Microsoft politics at a high level is pretty simple.  The group with the most money wins.  At Microsoft that really means two groups, the Microsoft Windows division and Microsoft Office division.  What the Courier team was doing was a stripped down version of Windows that would have its own release cycles.  I always felt one of J Allard’s great attributes at Microsoft was his ability to see what was wrong with success.  When he launched XBOX he essentially formed a new company within Microsoft and did not fall into the Microsoft product group track.  The challenge he was going to have with the Courier was it required an operating system.  He was going to do battle with the Windows Division.  It was to be a David versus Goliath moment.  However in this story David does not win.

Steve Sinofsky is the President of the Windows Division, Though not always popular, he does do one thing very well, ship products on time.  I can only guess at this time but I doubt my guesses will be that far off base.  To talk slightly technical for a moment we have the issue of code bases.  This is the actual code developers write to create Windows.  The stuff that makes most people’s eyes glaze over.  What J Allard was proposing was a “new” Windows OS for the Tablet.  One with its own release cycles.  Over time it would “fork” into a completely different direction and I could see eventually being its own OS with its own fiefdom at Microsoft. .  These are very valid points as Microsoft release cycles are no longer acceptable in today’s technology world.  In the old days three-year release cycles were the norm.  In today’s consumer driven world the norm is 12 to 18 months.  More importantly it would not be under the guise of Steve Sinofsky.  Given that the Tablet space is one of the hottest markets on the planet and Microsoft was starting to work on the planning for  Windows 8, this was a battle Steve was not going to lose.  Steve simply could say, “J I have 10 billion dollars….game over”.  And so it was.

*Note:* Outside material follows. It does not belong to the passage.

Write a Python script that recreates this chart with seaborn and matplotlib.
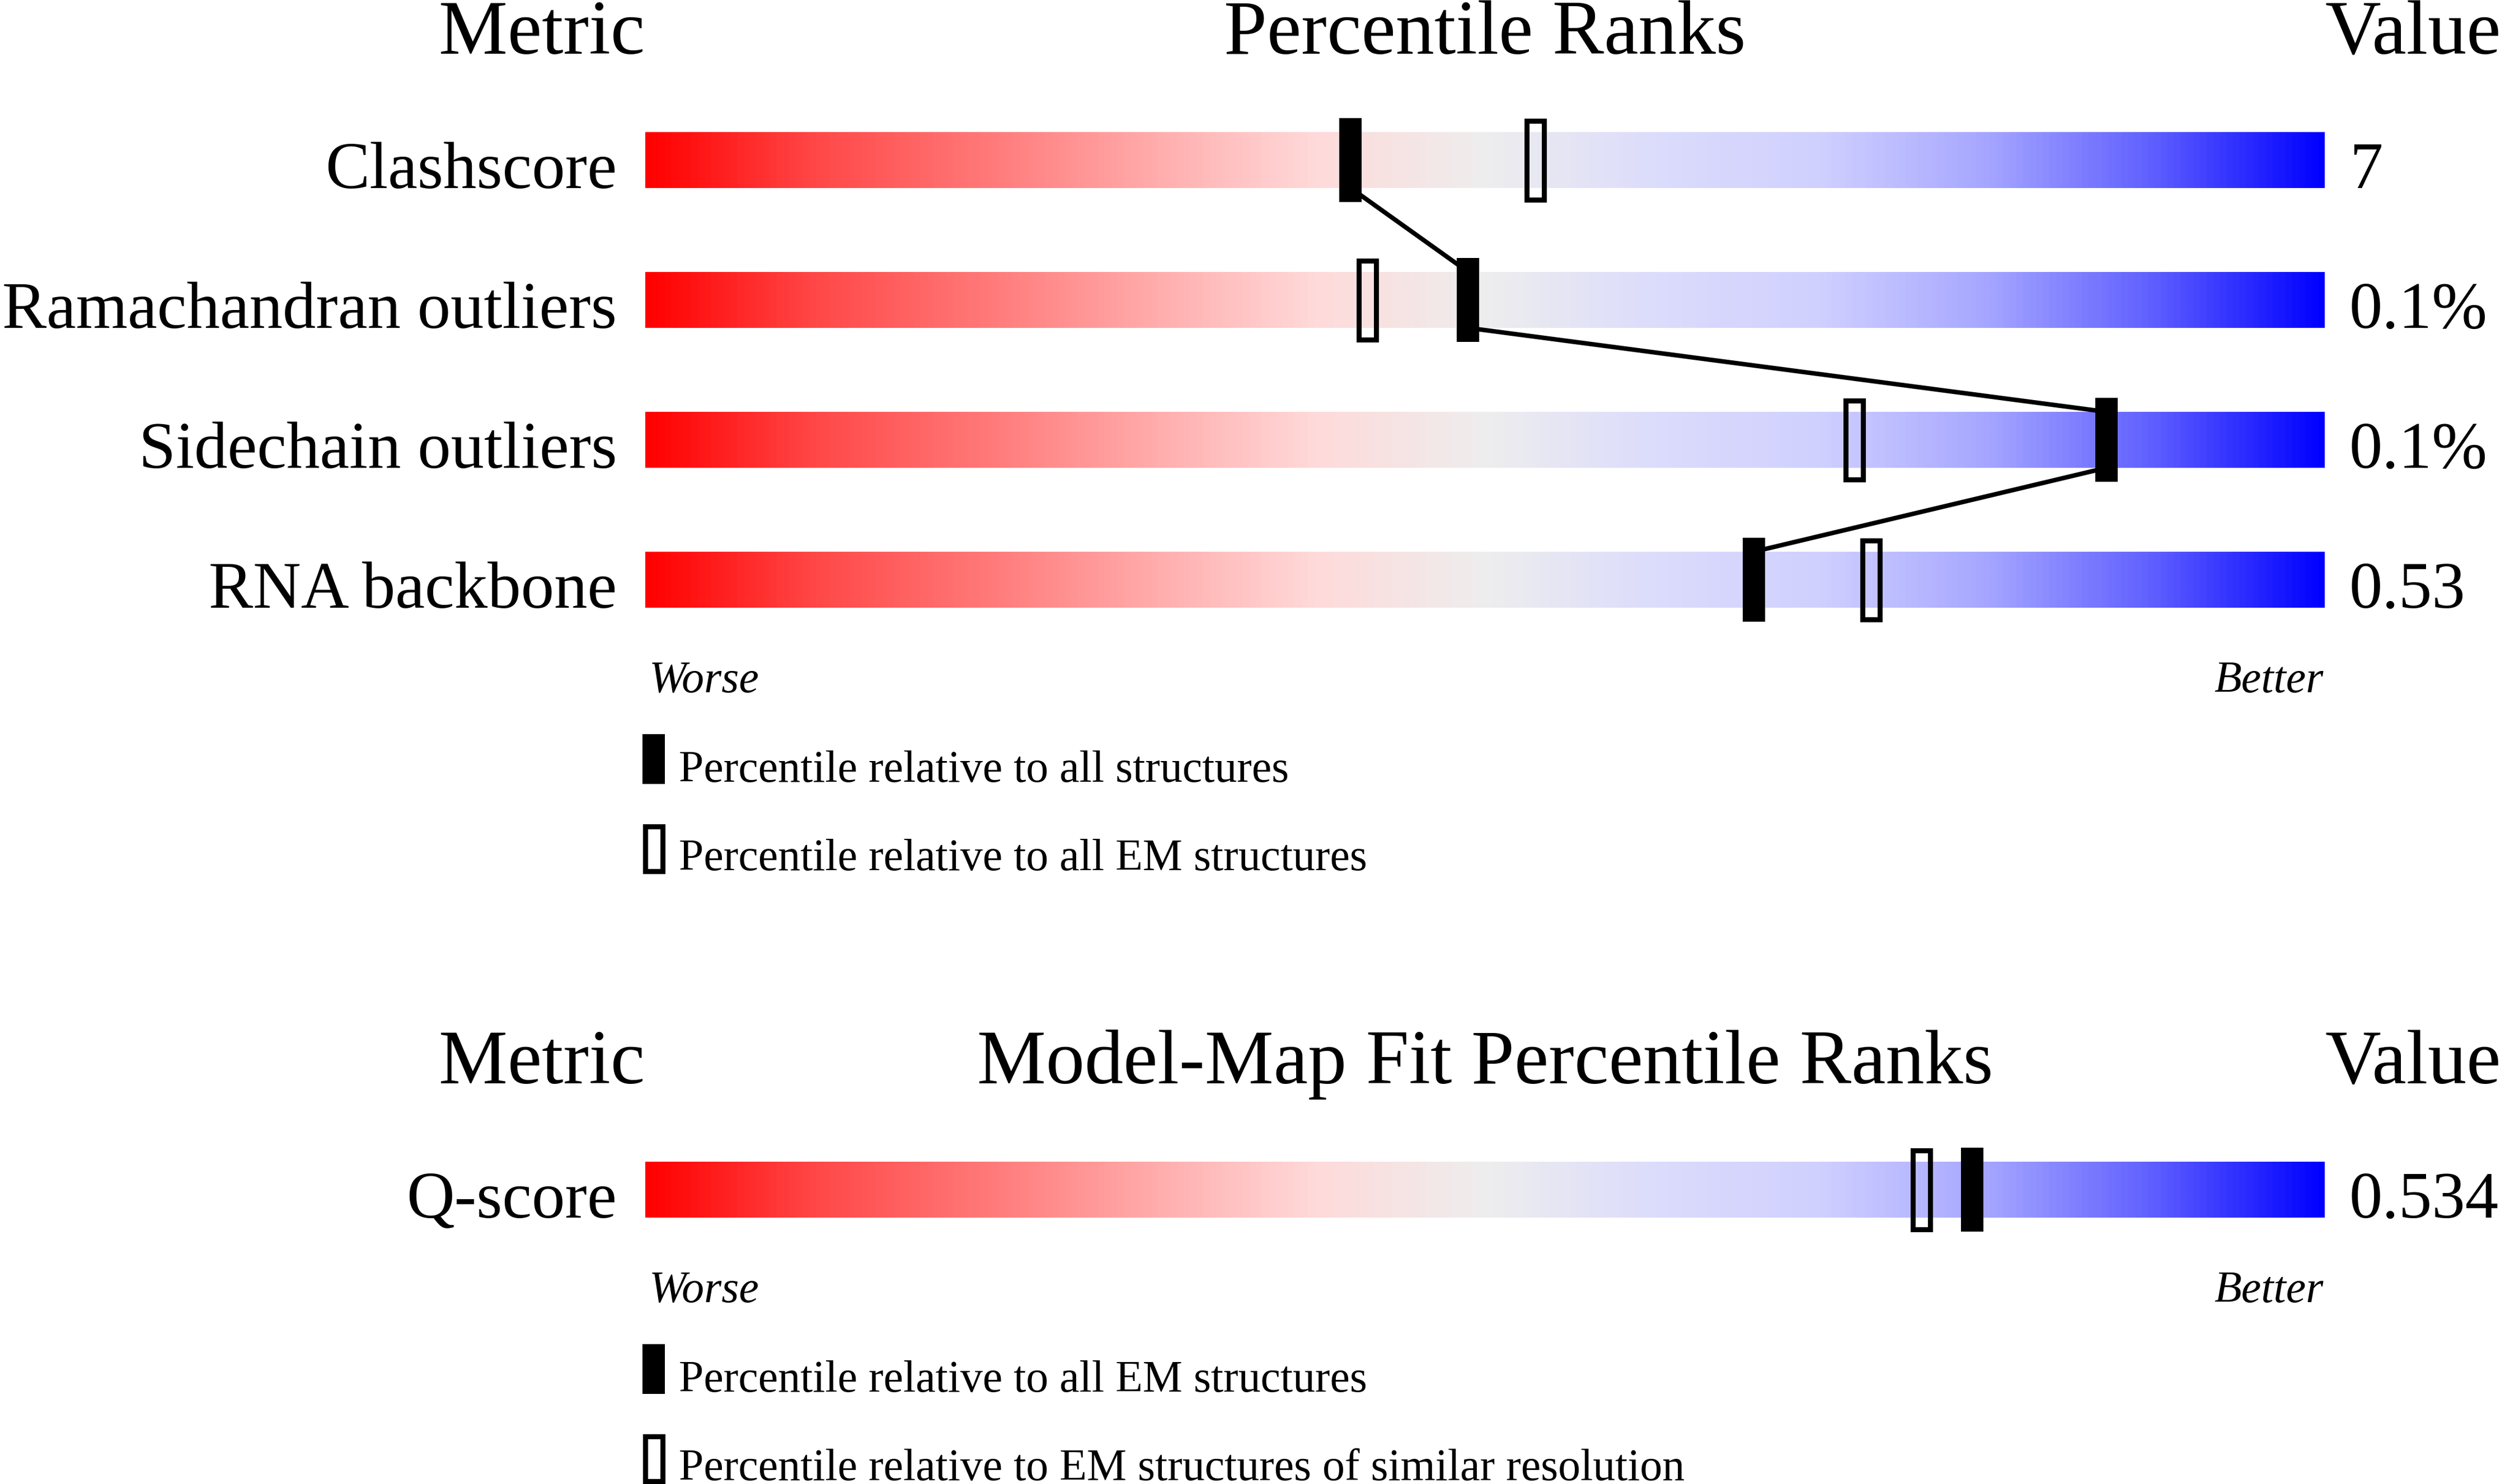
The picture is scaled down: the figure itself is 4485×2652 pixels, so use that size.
import numpy as np
import matplotlib
matplotlib.use("Agg")
import matplotlib.pyplot as plt
import seaborn as sns
from matplotlib.colors import LinearSegmentedColormap

# validation metrics (top panel)
metrics = ["Clashscore", "Ramachandran outliers", "Sidechain outliers", "RNA backbone"]
values = ["7", "0.1%", "0.1%", "0.53"]
pct_all = [42, 49, 87, 66]      # filled markers: all structures
pct_em = [53, 43, 72, 73]       # open markers: all EM structures

# model-map fit (bottom panel)
fit_metrics = ["Q-score"]
fit_values = ["0.534"]
fit_pct_em = [79]               # filled: all EM structures
fit_pct_res = [76]              # open: EM structures of similar resolution

sns.set_style("white")
plt.rcParams["font.family"] = ["Liberation Serif", "DejaVu Serif"]
plt.rcParams["text.color"] = "black"

W, H = 4485, 2652
X0, X1 = 1153, 4154            # pixel extent of the slider bars
scale = (X1 - X0) / 100.0


def px(x):
    # pixel column -> percentile units of the axes
    return (x - X0) / scale


grad = LinearSegmentedColormap.from_list("slider", [
    (0.00, (1.00, 0.00, 0.00)),
    (0.10, (1.00, 0.28, 0.28)),
    (0.20, (1.00, 0.47, 0.47)),
    (0.30, (1.00, 0.67, 0.67)),
    (0.40, (1.00, 0.855, 0.855)),
    (0.50, (0.933, 0.933, 0.933)),
    (0.60, (0.863, 0.863, 0.988)),
    (0.70, (0.816, 0.816, 1.00)),
    (0.80, (0.65, 0.65, 1.00)),
    (0.90, (0.37, 0.37, 1.00)),
    (1.00, (0.00, 0.00, 1.00)),
])
gradient = np.linspace(0, 1, 1024).reshape(1, -1)

fig = plt.figure(figsize=(W / 100, H / 100), dpi=100)
ax = fig.add_axes([0, 0, 1, 1])

BIG, MID, SMALL = 99.5, 85.5, 57.5


def panel(y0, title, names, vals, filled, hollow, leg_labels):
    ys = y0 + 250 * np.arange(len(names))
    # headers
    ax.text(px(1152), y0 - 190, "Metric", fontsize=BIG, ha="right", va="baseline")
    ax.text(50, y0 - 190, title, fontsize=BIG, ha="center", va="baseline")
    ax.text(px(4155), y0 - 190, "Value", fontsize=BIG, ha="left", va="baseline")

    for y, name, val in zip(ys, names, vals):
        ax.imshow(gradient, cmap=grad, aspect="auto", extent=(0, 100, y + 50, y - 50),
                  interpolation="bilinear", zorder=0)
        ax.text(px(1102), y + 50, name, fontsize=MID, ha="right", va="baseline")
        ax.text(px(4198), y + 50, val, fontsize=MID, ha="left", va="baseline")

    # line joining the filled markers
    if len(filled) > 1:
        lx = np.repeat(filled, 2)
        ly = np.column_stack([ys - 50, ys + 50]).ravel()
        sns.lineplot(x=lx, y=ly, sort=False, estimator=None, color="black",
                     linewidth=5.8, ax=ax, zorder=2, legend=False)

    ax.bar(filled, 150, width=40 / scale, bottom=ys - 75, color="black",
           linewidth=0, zorder=3)
    ax.bar(hollow, 141, width=31 / scale, bottom=ys - 70.5, facecolor="none",
           edgecolor="black", linewidth=6.5, zorder=3)

    yl = ys[-1]
    ax.text(px(1160), yl + 201, "Worse", fontsize=SMALL, style="italic",
            ha="left", va="baseline")
    ax.text(px(4152), yl + 201, "Better", fontsize=SMALL, style="italic",
            ha="right", va="baseline")

    # legend
    ax.bar([px(1168)], 89, width=40 / scale, bottom=yl + 276, color="black",
           linewidth=0, zorder=3)
    ax.bar([px(1168)], 80, width=31 / scale, bottom=yl + 440.5, facecolor="none",
           edgecolor="black", linewidth=6.5, zorder=3)
    ax.text(px(1213), yl + 361, leg_labels[0], fontsize=SMALL, ha="left", va="baseline")
    ax.text(px(1213), yl + 519, leg_labels[1], fontsize=SMALL, ha="left", va="baseline")


panel(286, "Percentile Ranks", metrics, values, pct_all, pct_em,
      ["Percentile relative to all structures",
       "Percentile relative to all EM structures"])
panel(2126, "Model-Map Fit Percentile Ranks", fit_metrics, fit_values,
      fit_pct_em, fit_pct_res,
      ["Percentile relative to all EM structures",
       "Percentile relative to EM structures of similar resolution"])

ax.set_xlim(px(0), px(W))
ax.set_ylim(H, 0)
ax.set_aspect("auto")
ax.axis("off")

fig.savefig("out.png", dpi=100, facecolor="white")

Coming forward to today we look like we are still 12 months from the release of Windows 8 (maybe sooner depending on which rumor mill you are listening to).  In the meantime the market has heated up.  The iPad 2 is a run away success.  It sold 500,000 in its first three days on the market.  We now have low-cost providers entering the market for the holidays the Amazon Kindle Fire and the Barnes and Noble Nook.  These coming at prices below $200.  The early review on the Amazon Kindle Fire are very good.  In the mean time we wait for Microsoft.  Will it be June?/  In time for the holidays in 2012.  What version will Apple be on?  By then they should be hard at work on the iPad 4.  I big bet Microsoft is making is the belief that the market wants Windows, that they specifically want a Windows Tablet.  The market moves fast, it will be different when the Windows 8 Tablet ships.

Finally the frustration for many Microsoft employees was that there was a cool device being worked on.  It was perceived as something that could change the game and make Microsoft likable again.   It was different and dangerous, something that is a must if you are to change a market.  But do to internal politics we never saw the Microsoft Courier.  It was created with a start-up mentality in some cool offices in Pioneer Square.  As Jay Greene comments that has all been shut down.  I am not surprised by the death of the Courier and it’s legacy   It was a battle that it was never going to win.  However I know that the people at Microsoft crave this type of excitement in product development.  Though Windows brand still commands 90% market share, it is frankly becoming a rather dull brand.  In the mean time we are promised better things for tomorrow.  However a promise for tomorrow is a promise to no one.